I can also sense the sincerity and even the motive of a writer by the way they relate, or fail to relate to the reader. I may not have
fancy letters after my name but I'm not stupid. If the academic work is too highbrow and uses lots of big words and long sentences, you can
bet the author has little interest in the general reader and is more likely writing to impress his peers.
Phooey to that! La-de-da works are too often full of fixed opinions and insincerity and exist only to prove a point in some obscure
intellectual camp or other. Did I mention dull as dishwater? If I want to be bored to death I can sit on a park bench and watch grass grow.
This website was designed to be informative and simple in it's approach. I don't pretend to be something I'm not and I write the same way as
I talk. There is nothing like a cozy fireside chat over a glass of good wine. There is no pressure for me to perform or impress so I just say
what's on my mind.
Why do I bother with all this flamenco stuff?

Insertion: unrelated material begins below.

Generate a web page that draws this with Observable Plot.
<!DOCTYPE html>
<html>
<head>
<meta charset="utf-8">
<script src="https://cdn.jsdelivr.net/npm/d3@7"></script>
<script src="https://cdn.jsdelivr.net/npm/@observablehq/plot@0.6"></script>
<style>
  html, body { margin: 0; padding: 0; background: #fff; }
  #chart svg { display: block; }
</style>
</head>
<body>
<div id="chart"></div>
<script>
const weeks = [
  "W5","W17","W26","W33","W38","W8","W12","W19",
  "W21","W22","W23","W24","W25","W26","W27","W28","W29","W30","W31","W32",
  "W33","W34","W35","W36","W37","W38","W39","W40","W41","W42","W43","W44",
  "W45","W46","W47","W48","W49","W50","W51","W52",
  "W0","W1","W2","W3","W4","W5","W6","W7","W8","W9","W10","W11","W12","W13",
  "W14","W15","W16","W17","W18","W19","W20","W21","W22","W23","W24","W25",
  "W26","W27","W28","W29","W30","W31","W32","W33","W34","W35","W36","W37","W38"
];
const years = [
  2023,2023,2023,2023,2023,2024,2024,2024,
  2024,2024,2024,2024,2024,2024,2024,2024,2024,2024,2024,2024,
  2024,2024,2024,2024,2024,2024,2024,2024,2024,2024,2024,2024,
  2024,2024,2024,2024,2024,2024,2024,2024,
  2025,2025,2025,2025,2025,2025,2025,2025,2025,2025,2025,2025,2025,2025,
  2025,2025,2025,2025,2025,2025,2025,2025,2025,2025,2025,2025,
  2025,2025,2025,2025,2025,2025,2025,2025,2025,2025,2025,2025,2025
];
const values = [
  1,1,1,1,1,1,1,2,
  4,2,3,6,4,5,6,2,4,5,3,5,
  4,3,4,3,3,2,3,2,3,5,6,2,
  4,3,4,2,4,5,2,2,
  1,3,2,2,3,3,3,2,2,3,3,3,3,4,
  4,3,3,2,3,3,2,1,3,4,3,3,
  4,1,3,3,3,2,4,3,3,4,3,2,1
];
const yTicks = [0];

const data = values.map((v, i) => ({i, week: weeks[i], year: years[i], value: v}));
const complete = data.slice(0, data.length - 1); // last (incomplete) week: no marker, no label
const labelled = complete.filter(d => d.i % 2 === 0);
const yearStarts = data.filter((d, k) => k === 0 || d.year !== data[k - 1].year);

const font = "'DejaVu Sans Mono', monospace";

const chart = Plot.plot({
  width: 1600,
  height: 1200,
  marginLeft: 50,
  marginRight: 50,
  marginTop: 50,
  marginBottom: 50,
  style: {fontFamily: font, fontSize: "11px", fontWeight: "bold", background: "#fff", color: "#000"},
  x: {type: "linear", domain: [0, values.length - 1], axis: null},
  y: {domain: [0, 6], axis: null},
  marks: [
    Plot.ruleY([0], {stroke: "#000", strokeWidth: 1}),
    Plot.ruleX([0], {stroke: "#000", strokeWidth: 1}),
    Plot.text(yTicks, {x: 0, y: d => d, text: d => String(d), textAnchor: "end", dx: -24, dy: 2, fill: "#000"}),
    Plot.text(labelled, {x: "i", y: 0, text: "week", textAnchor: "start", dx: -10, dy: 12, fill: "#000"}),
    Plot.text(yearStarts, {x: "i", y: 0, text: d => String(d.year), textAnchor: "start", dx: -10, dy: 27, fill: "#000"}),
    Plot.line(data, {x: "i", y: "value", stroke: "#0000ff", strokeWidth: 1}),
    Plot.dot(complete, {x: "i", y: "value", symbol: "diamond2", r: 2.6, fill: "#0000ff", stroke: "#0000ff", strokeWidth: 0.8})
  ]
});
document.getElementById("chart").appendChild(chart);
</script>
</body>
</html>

Let's face it. I could be out fishing or enjoying a drink at the pub with the local barflies. So why do I do it? I do it for the same reason
a bee collects pollen and finds a way to fly despite the fact that it shouldn't be able to with it's little wings and overweight body. It
doesn't understand aerodynamics, and what's more it couldn't care less about theories that attempt to explain or justify what it does. It
just goes about instinctively collecting juicy bits from seductive flowers and takes this stuff home to turn into something more palatable. I
have this irresistible urge to stock take, catalog and reassemble complex information and turn it into something I can sleep with at
nights.
When I was learning about flamenco I was shocked to discover that not only did some dance teachers know very little about compás, but they
also knew next to nothing about the dance forms they were teaching. Guitar teachers were much the same. I found that the ones who knew most
were the most reluctant to share what they knew. Perhaps they didn't really know that much after all. Or to put it another way: What they
knew was more often than not a pet theory or adopted belief and did not tell the whole story anyway. Consequently, I spent countless hours in
public libraries, and later on the Internet to dig up as much as I could and was amazed at the inconsistency of the flamenco soup.
The thing that struck me the most is that although there are many "experts", they did not seem to be as objective as I had hoped and this
caused me to downgrade my respect of them to a triple C minus. Eventually I came to realize that my conclusions are just as valid as anyone
else's as long as I do my homework and I am totally open about my findings.